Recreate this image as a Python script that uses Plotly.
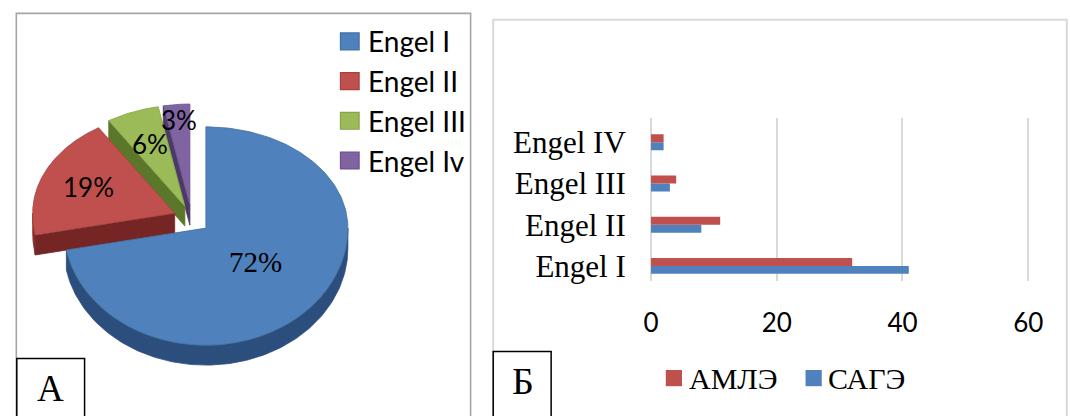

++++++++++++++++++++

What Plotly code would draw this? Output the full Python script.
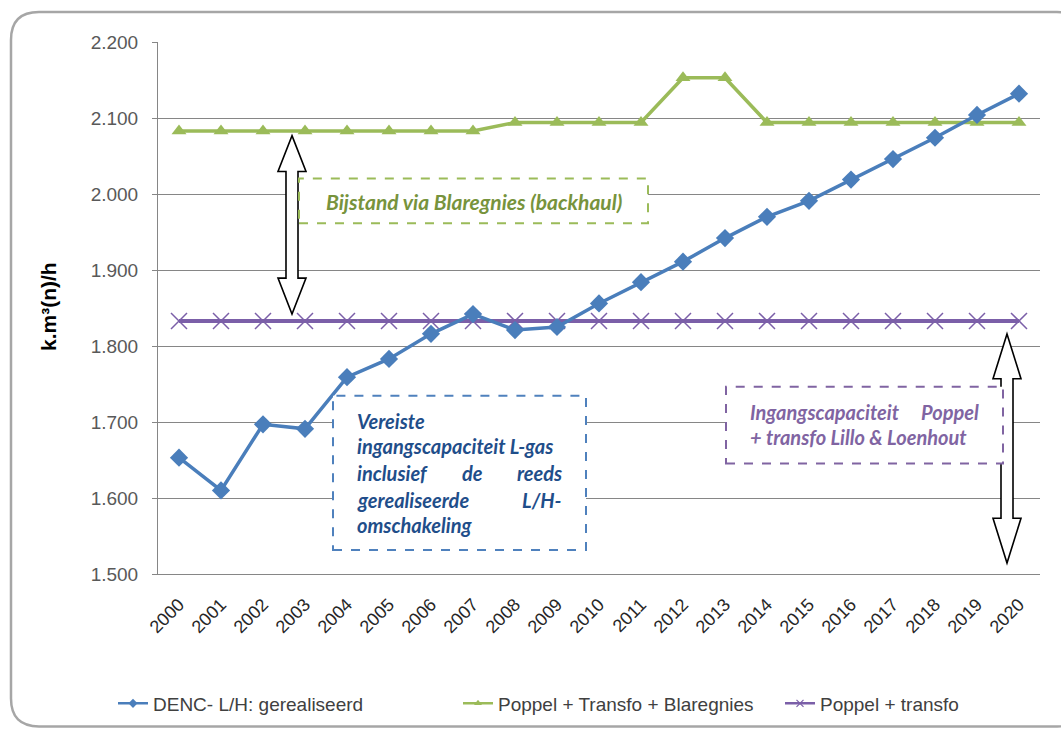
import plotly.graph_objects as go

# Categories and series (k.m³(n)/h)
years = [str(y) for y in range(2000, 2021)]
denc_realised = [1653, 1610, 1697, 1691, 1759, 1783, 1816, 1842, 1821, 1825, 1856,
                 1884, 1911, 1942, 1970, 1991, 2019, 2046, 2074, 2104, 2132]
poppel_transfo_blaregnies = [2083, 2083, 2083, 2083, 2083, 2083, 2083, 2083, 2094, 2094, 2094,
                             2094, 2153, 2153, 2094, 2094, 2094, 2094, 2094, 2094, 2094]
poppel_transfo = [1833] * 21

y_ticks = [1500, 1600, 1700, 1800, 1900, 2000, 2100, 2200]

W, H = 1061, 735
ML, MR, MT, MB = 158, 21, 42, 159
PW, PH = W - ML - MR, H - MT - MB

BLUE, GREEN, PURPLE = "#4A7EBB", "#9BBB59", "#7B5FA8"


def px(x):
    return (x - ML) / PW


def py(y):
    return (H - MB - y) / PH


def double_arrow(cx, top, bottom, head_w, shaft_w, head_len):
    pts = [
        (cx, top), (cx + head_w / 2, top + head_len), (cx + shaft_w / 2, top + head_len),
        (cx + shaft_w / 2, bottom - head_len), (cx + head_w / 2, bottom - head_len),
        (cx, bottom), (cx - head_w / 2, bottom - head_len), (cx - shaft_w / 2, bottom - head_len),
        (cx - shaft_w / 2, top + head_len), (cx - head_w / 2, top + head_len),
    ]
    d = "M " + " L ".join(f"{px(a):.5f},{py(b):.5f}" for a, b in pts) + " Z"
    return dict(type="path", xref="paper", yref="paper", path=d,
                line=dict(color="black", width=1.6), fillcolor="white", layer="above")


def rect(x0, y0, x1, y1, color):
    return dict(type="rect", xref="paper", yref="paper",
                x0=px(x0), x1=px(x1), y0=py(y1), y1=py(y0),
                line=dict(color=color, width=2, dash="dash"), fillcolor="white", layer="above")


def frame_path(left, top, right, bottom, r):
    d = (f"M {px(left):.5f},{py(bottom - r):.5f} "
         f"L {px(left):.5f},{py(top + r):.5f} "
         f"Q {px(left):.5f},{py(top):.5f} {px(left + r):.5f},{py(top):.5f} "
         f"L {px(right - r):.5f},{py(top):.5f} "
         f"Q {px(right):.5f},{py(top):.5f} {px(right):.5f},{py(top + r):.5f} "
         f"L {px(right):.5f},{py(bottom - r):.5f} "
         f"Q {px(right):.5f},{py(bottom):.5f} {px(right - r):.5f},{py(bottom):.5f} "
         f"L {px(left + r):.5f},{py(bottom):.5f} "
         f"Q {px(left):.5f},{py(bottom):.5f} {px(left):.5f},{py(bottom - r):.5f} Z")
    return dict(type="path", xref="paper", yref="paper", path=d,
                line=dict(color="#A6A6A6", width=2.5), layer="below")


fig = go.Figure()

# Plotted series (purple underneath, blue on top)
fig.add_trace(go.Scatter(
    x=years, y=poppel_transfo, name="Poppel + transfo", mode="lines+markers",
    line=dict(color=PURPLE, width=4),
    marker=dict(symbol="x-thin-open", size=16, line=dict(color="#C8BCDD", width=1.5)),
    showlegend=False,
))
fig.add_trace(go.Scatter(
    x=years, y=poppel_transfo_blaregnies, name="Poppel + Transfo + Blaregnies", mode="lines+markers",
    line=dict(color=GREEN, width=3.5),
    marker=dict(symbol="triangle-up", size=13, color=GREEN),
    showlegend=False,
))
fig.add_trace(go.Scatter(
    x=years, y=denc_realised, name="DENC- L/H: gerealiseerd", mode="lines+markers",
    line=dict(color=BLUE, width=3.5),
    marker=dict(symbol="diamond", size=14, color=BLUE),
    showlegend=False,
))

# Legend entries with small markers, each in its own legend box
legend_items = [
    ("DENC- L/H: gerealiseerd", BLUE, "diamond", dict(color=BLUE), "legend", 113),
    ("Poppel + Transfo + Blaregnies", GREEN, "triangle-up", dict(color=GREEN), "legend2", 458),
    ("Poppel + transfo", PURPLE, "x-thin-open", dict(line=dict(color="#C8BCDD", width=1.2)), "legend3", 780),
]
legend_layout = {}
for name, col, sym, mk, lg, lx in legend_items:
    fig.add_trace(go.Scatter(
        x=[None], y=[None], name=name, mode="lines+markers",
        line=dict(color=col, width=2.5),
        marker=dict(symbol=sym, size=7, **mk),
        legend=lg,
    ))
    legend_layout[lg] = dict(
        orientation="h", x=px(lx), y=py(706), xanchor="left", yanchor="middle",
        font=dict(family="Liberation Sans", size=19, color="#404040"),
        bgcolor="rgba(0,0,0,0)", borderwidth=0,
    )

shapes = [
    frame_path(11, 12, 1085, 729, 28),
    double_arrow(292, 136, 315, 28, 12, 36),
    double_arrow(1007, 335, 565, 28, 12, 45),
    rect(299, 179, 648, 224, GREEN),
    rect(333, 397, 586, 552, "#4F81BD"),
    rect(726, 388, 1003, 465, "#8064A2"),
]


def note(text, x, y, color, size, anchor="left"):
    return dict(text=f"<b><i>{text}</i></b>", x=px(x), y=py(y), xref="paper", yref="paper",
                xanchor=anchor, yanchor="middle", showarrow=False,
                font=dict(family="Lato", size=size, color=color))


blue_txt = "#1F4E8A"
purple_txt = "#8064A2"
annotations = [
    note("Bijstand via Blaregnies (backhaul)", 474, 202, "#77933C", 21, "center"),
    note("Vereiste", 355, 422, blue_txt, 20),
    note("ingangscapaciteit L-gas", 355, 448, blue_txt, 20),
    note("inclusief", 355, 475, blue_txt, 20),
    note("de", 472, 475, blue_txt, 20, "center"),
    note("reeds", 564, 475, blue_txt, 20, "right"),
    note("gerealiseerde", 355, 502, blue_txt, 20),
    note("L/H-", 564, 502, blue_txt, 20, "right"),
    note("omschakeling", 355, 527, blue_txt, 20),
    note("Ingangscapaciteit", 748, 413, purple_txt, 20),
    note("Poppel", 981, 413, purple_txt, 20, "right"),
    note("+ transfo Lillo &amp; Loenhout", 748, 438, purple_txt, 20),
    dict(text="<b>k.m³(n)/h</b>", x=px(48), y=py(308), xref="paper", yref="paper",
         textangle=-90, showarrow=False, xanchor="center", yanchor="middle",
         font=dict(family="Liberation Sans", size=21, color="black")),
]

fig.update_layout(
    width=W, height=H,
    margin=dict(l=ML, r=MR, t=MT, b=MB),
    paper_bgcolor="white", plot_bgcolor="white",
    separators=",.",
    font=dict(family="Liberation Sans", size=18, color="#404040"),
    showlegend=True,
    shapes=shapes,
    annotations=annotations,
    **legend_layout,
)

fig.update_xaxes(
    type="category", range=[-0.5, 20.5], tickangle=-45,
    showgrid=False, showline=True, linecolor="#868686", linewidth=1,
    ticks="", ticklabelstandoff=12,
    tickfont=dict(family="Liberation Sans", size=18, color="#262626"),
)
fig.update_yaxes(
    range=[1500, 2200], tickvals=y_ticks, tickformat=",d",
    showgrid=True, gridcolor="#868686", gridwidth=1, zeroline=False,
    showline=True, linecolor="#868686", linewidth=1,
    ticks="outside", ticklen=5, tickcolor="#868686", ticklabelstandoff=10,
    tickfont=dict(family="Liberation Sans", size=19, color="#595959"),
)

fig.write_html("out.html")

++++++++++++++++++++

Exactly as they appear, write out the lines from the one containing "What Plotly code" down to the one containing "y_ticks = [1500, 1600, 1700, 1800, 1900, 2000, 2100, 2200]", both included. Pictures are left out.

## RESULT
What Plotly code would draw this? Output the full Python script.
import plotly.graph_objects as go

# Categories and series (k.m³(n)/h)
years = [str(y) for y in range(2000, 2021)]
denc_realised = [1653, 1610, 1697, 1691, 1759, 1783, 1816, 1842, 1821, 1825, 1856,
                 1884, 1911, 1942, 1970, 1991, 2019, 2046, 2074, 2104, 2132]
poppel_transfo_blaregnies = [2083, 2083, 2083, 2083, 2083, 2083, 2083, 2083, 2094, 2094, 2094,
                             2094, 2153, 2153, 2094, 2094, 2094, 2094, 2094, 2094, 2094]
poppel_transfo = [1833] * 21

y_ticks = [1500, 1600, 1700, 1800, 1900, 2000, 2100, 2200]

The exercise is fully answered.